I had the opportunity to visit the National Council of Teachers of Mathematics annual conference in Washington DC. Unfortunately, few DCPS mathematics teachers were able to attend because of DCCAS testing. I went after school on Thursday evening and Saturday until 12:00 just before the conference ended.
I was struck by the number of exhibits that relied on expensive technology. Texas Instruments, Key Curriculum Press-to name but a few-all have fabulous calculators and software that can be used for teaching.
The exhibits both excited and depressed me. I have a single computer-though access to a computer lab- and a white (not Smart) board that is nearly impossible to clean due to its mottled surface.
I have TI84 calculators-excellent tools-though they do not all feed into a central system. If they did, and I had a Smart Board, I could see all my studnets' work on my screen as demonstarted at the Texas Instruments' booth. I need also point out that I began the year with 25 TI84's and am down to nine.

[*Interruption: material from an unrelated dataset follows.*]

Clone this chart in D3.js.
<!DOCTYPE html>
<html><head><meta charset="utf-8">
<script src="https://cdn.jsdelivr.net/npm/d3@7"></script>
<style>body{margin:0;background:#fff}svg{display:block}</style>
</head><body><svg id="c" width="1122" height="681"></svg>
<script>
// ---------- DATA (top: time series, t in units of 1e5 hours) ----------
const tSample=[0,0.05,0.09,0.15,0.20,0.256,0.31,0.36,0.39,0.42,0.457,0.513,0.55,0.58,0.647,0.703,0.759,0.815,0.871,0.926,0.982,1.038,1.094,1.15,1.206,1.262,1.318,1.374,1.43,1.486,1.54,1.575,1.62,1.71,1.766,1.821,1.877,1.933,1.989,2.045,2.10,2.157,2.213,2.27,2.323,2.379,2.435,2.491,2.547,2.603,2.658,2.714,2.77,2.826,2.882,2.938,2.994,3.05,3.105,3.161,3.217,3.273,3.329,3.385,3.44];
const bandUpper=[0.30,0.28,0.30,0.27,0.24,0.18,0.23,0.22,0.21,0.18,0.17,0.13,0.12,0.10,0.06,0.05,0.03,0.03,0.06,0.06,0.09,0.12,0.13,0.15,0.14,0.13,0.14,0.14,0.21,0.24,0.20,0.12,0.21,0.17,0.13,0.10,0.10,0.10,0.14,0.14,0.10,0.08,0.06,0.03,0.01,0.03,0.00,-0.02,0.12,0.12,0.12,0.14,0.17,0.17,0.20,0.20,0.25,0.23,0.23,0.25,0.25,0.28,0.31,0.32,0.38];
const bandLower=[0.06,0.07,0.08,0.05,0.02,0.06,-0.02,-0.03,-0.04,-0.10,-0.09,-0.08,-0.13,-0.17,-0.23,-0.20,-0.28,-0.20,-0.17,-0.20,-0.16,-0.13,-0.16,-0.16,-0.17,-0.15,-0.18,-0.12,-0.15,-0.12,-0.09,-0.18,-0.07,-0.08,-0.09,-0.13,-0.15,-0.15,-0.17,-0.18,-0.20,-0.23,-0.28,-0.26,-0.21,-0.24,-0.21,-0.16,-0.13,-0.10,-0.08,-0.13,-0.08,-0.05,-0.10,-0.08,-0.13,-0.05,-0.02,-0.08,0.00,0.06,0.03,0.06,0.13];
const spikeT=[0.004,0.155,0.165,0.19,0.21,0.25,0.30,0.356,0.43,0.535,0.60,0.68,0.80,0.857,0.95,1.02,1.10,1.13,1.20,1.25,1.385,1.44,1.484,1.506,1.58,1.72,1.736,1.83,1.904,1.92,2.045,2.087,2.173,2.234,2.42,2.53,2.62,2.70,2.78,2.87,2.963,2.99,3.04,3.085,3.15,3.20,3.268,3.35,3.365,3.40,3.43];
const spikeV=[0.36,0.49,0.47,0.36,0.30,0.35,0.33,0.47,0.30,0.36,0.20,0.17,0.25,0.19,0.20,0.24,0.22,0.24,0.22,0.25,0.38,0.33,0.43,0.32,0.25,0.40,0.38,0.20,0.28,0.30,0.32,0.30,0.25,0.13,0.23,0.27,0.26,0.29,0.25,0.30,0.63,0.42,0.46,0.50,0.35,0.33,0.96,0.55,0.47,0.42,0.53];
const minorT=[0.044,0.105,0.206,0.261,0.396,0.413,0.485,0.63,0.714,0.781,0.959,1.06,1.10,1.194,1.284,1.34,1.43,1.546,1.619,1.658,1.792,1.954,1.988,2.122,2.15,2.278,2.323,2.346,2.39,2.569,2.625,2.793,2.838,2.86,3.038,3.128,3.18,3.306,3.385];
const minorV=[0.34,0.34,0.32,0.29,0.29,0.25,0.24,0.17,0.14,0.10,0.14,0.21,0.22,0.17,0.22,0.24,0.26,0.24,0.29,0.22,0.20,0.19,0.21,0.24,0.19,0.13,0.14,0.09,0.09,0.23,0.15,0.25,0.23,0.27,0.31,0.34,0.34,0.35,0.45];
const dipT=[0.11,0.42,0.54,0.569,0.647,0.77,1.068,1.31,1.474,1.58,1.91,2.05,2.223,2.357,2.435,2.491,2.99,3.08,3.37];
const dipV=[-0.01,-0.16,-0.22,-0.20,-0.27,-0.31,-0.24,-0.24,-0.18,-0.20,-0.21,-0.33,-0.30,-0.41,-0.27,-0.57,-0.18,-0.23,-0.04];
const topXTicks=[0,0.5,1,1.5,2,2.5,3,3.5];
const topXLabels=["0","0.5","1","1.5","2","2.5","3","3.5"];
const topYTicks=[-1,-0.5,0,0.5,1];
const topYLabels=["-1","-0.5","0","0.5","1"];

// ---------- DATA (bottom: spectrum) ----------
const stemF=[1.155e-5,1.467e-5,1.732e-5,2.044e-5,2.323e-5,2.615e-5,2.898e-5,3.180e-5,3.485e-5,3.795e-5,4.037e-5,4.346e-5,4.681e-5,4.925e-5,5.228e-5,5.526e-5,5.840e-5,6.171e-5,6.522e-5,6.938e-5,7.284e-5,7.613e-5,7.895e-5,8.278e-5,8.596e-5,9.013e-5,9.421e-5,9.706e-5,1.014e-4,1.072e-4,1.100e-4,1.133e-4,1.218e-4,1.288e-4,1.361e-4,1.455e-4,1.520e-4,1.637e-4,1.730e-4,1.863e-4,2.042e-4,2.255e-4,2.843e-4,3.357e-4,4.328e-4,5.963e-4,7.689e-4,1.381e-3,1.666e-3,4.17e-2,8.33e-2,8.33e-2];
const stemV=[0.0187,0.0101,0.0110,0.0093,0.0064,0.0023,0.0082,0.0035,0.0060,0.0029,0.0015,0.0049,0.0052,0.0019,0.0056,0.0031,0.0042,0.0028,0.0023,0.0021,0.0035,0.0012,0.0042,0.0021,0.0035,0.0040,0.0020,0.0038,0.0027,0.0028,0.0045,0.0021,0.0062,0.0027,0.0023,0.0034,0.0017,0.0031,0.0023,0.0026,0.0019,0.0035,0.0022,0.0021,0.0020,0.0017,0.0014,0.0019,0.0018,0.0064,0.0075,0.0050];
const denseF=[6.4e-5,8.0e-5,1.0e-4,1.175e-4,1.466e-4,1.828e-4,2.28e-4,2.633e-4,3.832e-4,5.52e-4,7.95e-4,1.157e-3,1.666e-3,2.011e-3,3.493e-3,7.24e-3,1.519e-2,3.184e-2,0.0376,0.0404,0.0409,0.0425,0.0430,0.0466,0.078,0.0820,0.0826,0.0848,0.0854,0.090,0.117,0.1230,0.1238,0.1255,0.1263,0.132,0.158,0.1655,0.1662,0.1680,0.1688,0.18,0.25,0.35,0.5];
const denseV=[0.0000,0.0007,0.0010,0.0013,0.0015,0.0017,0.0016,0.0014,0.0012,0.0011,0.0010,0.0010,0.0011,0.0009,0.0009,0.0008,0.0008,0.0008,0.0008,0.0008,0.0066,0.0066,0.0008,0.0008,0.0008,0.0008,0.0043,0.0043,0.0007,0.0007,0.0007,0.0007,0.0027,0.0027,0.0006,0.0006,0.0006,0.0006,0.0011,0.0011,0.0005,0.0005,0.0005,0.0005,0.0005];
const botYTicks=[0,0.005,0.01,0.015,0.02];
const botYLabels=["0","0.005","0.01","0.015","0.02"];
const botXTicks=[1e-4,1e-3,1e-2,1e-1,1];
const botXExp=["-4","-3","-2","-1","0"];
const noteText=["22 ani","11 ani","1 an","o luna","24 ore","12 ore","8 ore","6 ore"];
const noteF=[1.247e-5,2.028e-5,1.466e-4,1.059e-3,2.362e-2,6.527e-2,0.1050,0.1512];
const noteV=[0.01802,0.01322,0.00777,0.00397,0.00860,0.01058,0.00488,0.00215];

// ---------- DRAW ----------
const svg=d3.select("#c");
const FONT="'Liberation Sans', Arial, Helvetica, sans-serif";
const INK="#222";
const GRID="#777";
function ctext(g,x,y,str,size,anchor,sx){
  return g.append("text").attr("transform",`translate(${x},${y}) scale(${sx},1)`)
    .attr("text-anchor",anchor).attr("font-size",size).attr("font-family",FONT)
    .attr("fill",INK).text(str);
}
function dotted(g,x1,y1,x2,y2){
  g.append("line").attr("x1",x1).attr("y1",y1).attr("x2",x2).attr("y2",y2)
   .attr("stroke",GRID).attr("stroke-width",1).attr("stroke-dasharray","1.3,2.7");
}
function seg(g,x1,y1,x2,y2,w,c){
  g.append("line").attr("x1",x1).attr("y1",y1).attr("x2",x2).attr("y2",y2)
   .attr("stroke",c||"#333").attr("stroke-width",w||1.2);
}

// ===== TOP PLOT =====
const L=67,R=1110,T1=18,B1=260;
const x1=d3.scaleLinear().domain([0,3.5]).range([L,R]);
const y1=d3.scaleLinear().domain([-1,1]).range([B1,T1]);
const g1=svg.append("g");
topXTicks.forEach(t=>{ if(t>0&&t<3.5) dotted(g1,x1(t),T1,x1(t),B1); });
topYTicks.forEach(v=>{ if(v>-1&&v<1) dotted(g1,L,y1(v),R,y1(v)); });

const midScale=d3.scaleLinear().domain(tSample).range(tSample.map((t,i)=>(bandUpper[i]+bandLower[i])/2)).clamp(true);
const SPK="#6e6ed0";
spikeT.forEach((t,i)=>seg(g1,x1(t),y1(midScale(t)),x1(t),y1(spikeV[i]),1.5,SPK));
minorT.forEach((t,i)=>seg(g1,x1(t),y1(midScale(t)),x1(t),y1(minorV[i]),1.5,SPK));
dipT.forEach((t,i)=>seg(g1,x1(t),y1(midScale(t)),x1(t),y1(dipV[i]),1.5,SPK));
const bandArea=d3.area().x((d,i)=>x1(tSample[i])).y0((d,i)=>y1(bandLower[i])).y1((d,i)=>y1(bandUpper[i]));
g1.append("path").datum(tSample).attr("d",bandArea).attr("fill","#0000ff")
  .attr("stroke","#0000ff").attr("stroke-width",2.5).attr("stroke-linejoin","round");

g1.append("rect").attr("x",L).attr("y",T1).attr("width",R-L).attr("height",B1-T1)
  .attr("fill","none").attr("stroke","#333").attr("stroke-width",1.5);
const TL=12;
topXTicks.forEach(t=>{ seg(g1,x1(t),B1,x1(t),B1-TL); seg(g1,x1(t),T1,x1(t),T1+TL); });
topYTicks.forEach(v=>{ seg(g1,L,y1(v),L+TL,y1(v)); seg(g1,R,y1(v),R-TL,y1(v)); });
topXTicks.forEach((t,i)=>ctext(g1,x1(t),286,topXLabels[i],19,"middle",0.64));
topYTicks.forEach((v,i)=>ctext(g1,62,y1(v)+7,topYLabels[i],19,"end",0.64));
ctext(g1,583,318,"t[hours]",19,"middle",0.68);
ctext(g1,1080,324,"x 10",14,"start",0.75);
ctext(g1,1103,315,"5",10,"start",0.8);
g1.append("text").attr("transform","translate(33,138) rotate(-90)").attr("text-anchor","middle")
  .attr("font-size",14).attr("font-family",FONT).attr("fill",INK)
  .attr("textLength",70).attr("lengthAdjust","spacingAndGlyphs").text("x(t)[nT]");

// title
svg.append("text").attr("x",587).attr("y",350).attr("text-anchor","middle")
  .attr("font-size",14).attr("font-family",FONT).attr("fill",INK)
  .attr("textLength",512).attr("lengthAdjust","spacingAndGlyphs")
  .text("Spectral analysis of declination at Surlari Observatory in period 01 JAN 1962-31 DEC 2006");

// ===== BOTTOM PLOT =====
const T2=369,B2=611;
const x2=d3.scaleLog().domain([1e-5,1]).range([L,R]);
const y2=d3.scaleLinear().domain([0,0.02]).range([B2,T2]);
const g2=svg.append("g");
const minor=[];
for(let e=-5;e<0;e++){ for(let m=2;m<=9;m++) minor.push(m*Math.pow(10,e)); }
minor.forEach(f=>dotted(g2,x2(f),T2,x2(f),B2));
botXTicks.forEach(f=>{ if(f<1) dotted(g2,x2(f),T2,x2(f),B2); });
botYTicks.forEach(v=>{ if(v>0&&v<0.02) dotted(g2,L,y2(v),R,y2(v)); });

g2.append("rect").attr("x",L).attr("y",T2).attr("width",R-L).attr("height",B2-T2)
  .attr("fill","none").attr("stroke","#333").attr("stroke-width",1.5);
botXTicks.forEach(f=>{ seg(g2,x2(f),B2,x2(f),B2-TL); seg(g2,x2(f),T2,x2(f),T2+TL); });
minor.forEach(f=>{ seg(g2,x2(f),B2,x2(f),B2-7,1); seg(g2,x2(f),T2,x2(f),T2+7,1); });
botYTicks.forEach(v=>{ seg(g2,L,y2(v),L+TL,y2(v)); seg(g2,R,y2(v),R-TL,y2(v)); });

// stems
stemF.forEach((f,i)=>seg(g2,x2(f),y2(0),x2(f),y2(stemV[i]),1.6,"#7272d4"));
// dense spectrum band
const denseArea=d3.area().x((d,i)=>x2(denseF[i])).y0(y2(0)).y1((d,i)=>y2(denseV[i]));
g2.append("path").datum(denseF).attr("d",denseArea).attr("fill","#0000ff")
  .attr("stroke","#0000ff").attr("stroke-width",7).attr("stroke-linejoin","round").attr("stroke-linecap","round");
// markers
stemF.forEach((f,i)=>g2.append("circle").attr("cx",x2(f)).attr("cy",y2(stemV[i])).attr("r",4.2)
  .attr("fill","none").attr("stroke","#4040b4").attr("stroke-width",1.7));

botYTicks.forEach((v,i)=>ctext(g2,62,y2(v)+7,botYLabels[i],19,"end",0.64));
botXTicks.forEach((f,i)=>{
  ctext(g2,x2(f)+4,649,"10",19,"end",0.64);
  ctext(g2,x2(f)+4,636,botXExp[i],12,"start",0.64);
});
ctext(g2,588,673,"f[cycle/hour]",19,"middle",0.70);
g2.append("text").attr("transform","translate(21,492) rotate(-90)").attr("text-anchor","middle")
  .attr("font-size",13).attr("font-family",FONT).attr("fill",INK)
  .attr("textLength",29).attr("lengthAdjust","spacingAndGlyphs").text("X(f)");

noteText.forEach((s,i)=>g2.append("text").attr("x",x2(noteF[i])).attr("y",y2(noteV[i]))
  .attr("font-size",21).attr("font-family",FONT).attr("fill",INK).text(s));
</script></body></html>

Are my students at a disadvantage? Am I remiss for not pursuing grants to allow me to purchase these resources? How essential are these tools for teaching math? How technologically behind are DC Public Schools when compared to other schools around the nation?
I think we can assume that in wealthier school districts many of these tools are available. I also know that some, though few, DC schools have Smart Boards.
Suffice it to say that many of the teachers I spoke with referred to their Smart Boards casually-as if they had always had them. I assume they were purchased by the school district and the teachers were trained to use them. I do not assume that the teachers themselves raised their own money through technological grants, though some may have.
Not all the latest, and presumably expensive, gadgets are worth buying, but some are. The DCPS central office should ascertain those that are, buy them for the teachers, and train them to effectively use them.